On Saturday, passenger Rosie Pearson described the travel scenes in Dover as “carnage” as she was stuck for 16 hours with her husband and two teenagers. Ms Pearson, 50, is an environmental campaigner from Essex and was travelling to Val d’Isere in the French Alps on an overnight bus.
Charity director Maggie Gordon-Walker, of Brighton, said her son’s school trip to Italy’s Folgarida area had to be cancelled due to health concerns for the tired coach drivers caused by the delays.
Ms Gordon-Walker, who feels the delays have been “exacerbated hugely because of Brexit red tape”, told the PA news agency: “They arrived at Dover around 8pm yesterday (Saturday) and were shunted off to a services near Folkestone.
“They returned to Dover around 2am and stayed in the coach in the queue until 9.20am this morning, when it was decided the trip had to be cancelled on the grounds of health and safety because the coach drivers would have needed a nine-hour rest break upon arrival in France, so the school party would have been travelling for over 48 hours without sleep.”
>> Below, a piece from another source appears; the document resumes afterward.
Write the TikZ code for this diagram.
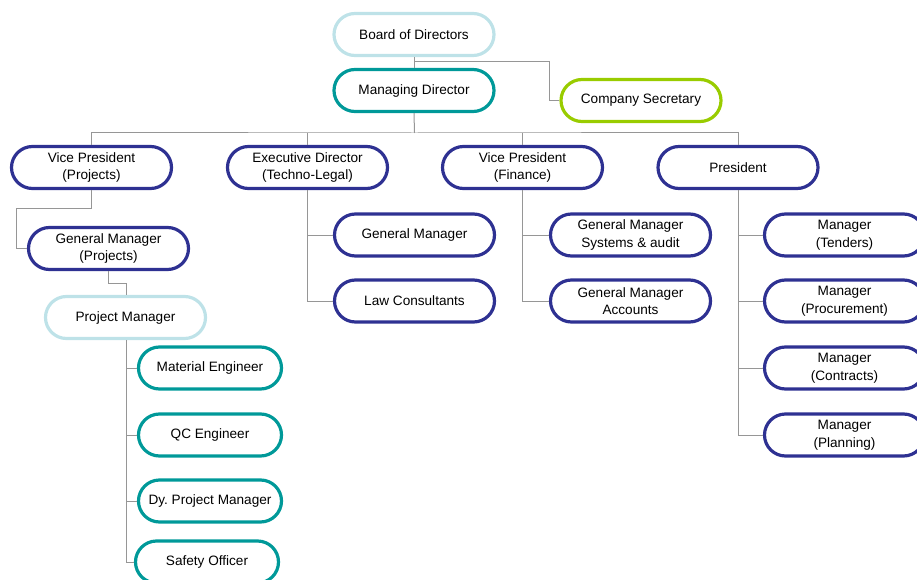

Ms Gordon-Walker, who had been paying for the trip in instalments, added: “My son is knackered and deflated. I feel sorry for him and angry that this has happened.”
Shadow levelling up secretary Lisa Nandy said “a range of factors” have caused the delays, but she claimed the Government had not planned for what was going to happen post-Brexit. She told Sophy Ridge On Sunday that ministers had “known for a very long time that they needed to make sure that there were resources in place to deal with additional paperwork checks”.
She added: “The point is not whether we left the European Union or not. The point was that we left with a Government that made big promises and once again didn’t deliver.
“I really feel for the families that are trying to get away for an Easter break, people who have been caught up in this chaos, people whose livelihoods are threatened. It didn’t need to be this way.
“If the Government got a grip, got down to brass tacks and started doing their actual job, all these things could be avoided.”